Los Nadie : "Je peux m’identifier à chacun de mes personnages"

Rencontre avec Juan Sebastián Mesa, le réalisateur de "Los Nadie", chronique désenchantée de la jeunesse colombienne au noir et blanc charbonneux.

Comment est née l'idée de Los Nadie ? A l'origine du film il y a un long métrage...

Juan Sebastián Mesa : L'idée du film a surgi d'un voyage que j'ai réalisé en Amérique du Sud avec un groupe d'amis, un voyage où j'ai connu beaucoup d'endroits, où j'ai fait beaucoup de rencontres parmi lesquelles plusieurs jongleurs. Ces rencontres m'ont rapproché de personnes qui vivaient une vie en marge. Une fois arrivé à Medellin, j’ai commencé à écrire une histoire où je voulais me concentrer sur le désir de voyager, aux moments qui précèdent le voyage, moments qui pour moi ont été très importants. C'est à partir de là que surgit le film. Initialement c'était un court-métrage mais peu à peu, avec le travail sur le terrain, le film est devenu un long-métrage.

Comment avez-vous constitué le casting du film ? Les acteurs sont-ils tous amateurs ? Comment les avez-vous dirigés ?

Les acteurs sont non professionnels. Pour beaucoup c'est le premier film, deux d'entre eux étaient des copains à moi avant de commencer le projet. Quant aux autres, on les a trouvés à travers un casting réalisé dans les rues de la ville. Ce fut un travail très agréable car tous avaient une fibre artistique, en tant qu'artistes de rue, jongleurs, graffeurs ou musiciens. Et ils ont appréhendé le film comme un projet artistique supplémentaire dans lequel ils pourraient s'investir. Le travail avec eux a été une sorte de jeu, où je leur donnais toute liberté d’être eux-mêmes. On a fait beaucoup d'exercices pour qu'ils se sentent à l'aise face à la caméra, de mouvements dans l'espace. Dans la mesure où tous sont artistes, et donc habitués à s’entraîner avec acharnement, ils ont réussi à s'adapter facilement au travail des répétitions des prises pour le film.
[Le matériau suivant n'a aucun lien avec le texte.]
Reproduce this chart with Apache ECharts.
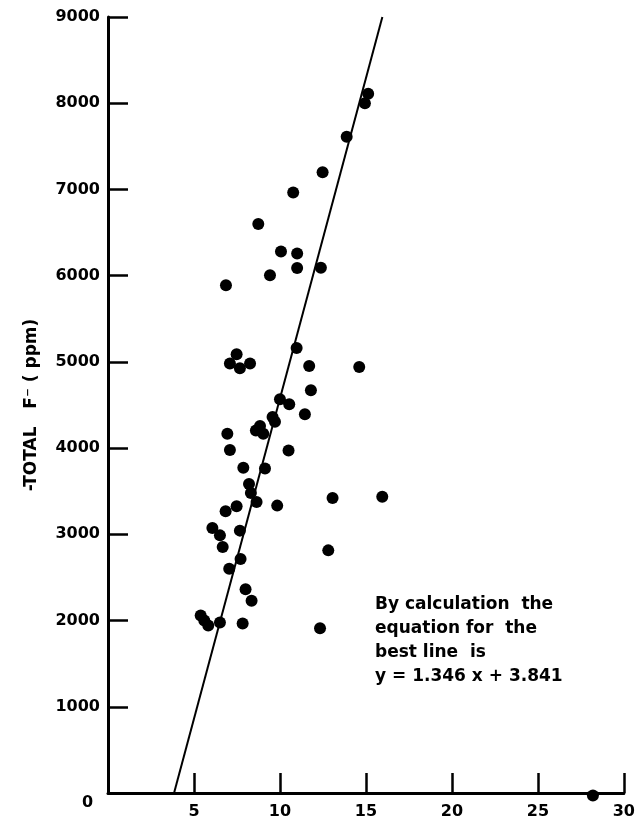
<!DOCTYPE html>
<html>
<head>
<meta charset="utf-8">
<script src="https://cdn.jsdelivr.net/npm/echarts@6/dist/echarts.min.js"></script>
<style>
html,body{margin:0;padding:0;background:#fff;}
#chart{width:638px;height:825px;}
</style>
</head>
<body>
<div id="chart"></div>
<script>
// x values (horizontal axis)
const xValues = [15.13, 14.94, 13.88, 12.48, 10.77, 8.74, 10.06, 11.0, 11.0, 12.38, 9.42, 6.86,
  7.48, 7.09, 7.67, 8.26, 10.97, 11.70, 14.61, 11.80, 10.0, 10.54, 11.45, 9.57, 9.71,
  8.84, 8.60, 9.03, 6.94, 7.09, 10.5, 7.87, 9.13, 8.20, 8.31, 8.64, 7.48, 9.84, 13.06,
  15.95, 6.84, 6.07, 6.51, 6.67, 7.67, 12.81, 7.71, 7.05, 8.0, 8.35, 5.39, 5.6, 5.83,
  6.51, 7.83, 12.33, 28.2];
// total F- (ppm)
const yValues = [8110, 8000, 7610, 7200, 6965, 6600, 6280, 6256, 6090, 6093, 6004, 5888,
  5089, 4980, 4927, 4980, 5160, 4953, 4942, 4671, 4566, 4508, 4392, 4360, 4306,
  4256, 4205, 4166, 4166, 3977, 3973, 3771, 3764, 3585, 3480, 3376, 3326, 3333, 3422,
  3435, 3267, 3073, 2988, 2853, 3043, 2814, 2713, 2601, 2364, 2229, 2058, 2000, 1942,
  1977, 1965, 1911, -30];
// best line: x = 1.346*(y/1000) + 3.841
const lineX = [3.841, 15.955];
const lineY = [0, 9000];
const xTicks = [0, 5, 10, 15, 20, 25, 30];
const yTicks = [0, 1000, 2000, 3000, 4000, 5000, 6000, 7000, 8000, 9000];
const noteLines = ['By calculation  the', 'equation for  the', 'best line  is', 'y = 1.346 x + 3.841'];
const yName = '-TOTAL   F\u207B ( ppm)';

const pts = xValues.map((x, i) => [x, yValues[i]]);
const linePts = lineX.map((x, i) => [x, lineY[i]]);

const chart = echarts.init(document.getElementById('chart'));
const axisFont = {fontFamily: 'DejaVu Sans', fontWeight: 'bold', fontSize: 16, color: '#000'};
chart.setOption({
  animation: false,
  backgroundColor: '#fff',
  grid: {left: 108, right: 14, top: 17, bottom: 32},
  xAxis: {
    type: 'value', min: xTicks[0], max: xTicks[xTicks.length - 1], interval: 5,
    axisLine: {lineStyle: {color: '#000', width: 3}},
    axisTick: {inside: true, length: 20, lineStyle: {color: '#000', width: 2.5}},
    splitLine: {show: false},
    axisLabel: Object.assign({margin: 11, formatter: v => v === 0 ? '' : String(v)}, axisFont)
  },
  yAxis: {
    type: 'value', min: yTicks[0], max: yTicks[yTicks.length - 1], interval: 1000,
    name: yName, nameLocation: 'middle', nameRotate: 90, nameGap: 68,
    nameTextStyle: {fontFamily: 'DejaVu Sans', fontWeight: 'bold', fontSize: 17, color: '#000'},
    axisLine: {lineStyle: {color: '#000', width: 3}},
    axisTick: {inside: true, length: 20, lineStyle: {color: '#000', width: 2.5}},
    splitLine: {show: false},
    axisLabel: Object.assign({margin: 8, formatter: v => v === 0 ? '' : String(v)}, axisFont)
  },
  graphic: [
    {type: 'text', left: 82, top: 795, style: {text: '0', fill: '#000', font: 'bold 16px "DejaVu Sans"'}},
    {type: 'text', left: 375, top: 593, style: {text: noteLines.join('\n'), fill: '#000', font: 'bold 17px "DejaVu Sans"', lineHeight: 24}}
  ],
  series: [
    {type: 'line', data: linePts, symbol: 'none', lineStyle: {color: '#000', width: 2}, z: 2},
    {type: 'scatter', data: pts, symbolSize: 12, clip: false, itemStyle: {color: '#000', opacity: 1}, z: 3}
  ]
});
</script>
</body>
</html>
Quelle est la part d'autobiographie dans le film ?

Tout le film a des fragments en rapport à ma relation avec certaines personnes, avec la famille, avec des amis, mais il est aussi marqué par beaucoup d'histoires que j'ai entendues chez mes acteurs, mes amis… C'est un mélange, je peux m’identifier à chacun de mes personnages et me retrouver dans chacune de leurs péripéties. Dans ce sens, je pourrais dire qu'une grande partie du film me touche personnellement. En plus, lorsque j’étais adolescent, j'ai joué dans un groupe de punk, donc c'est quelque chose qui me touche profondément. Pourquoi le choix du noir et blanc pour nous raconter cette histoire ? J'aime bien la temporalité générée par le noir et blanc. Lorsque la lumière n'a pas de couleur, c'est difficile de savoir si c'est le matin, l'après-midi ou le soir. De plus, Medellin est une ville très colorée et je ne voulais pas que le fond soit un élément distrayant qui sort le spectateur de l'histoire. Au contraire, je souhaitais qu’il reste avec les personnages qui sont le centre de l'histoire.

On sent un désenchantement dans la jeunesse colombienne. Quel regard portez-vous sur cette jeunesse ? Sur la Colombie ?

Je ne parle pas dans mon film de quelque chose que je ne connais pas, les personnages du film ont pratiquement tous le même âge que moi. Du coup, il ne s'agit pas d'un point de vue distant de la jeunesse colombienne. Je parle d'un groupe d'amis auquel j'appartiens, on trouve un certain désenchantement mais qui n'est pas uniquement propre à la jeunesse colombienne. Je pense qu'il s'agit d'un trait commun à toutes les jeunesses, que j'ai remarqué lorsque j'ai voyagé. Indépendamment du contexte et du pays, l'ennui était présent chez tous les jeunes, ainsi que le désir de partir et rompre avec les barrières établies par la société. Je pense que même si la Colombie à des problématiques très spécifiques, on retrouve ces questionnements aussi chez les jeunes Européens par exemple, une sorte de rupture avec la pensée traditionnelle.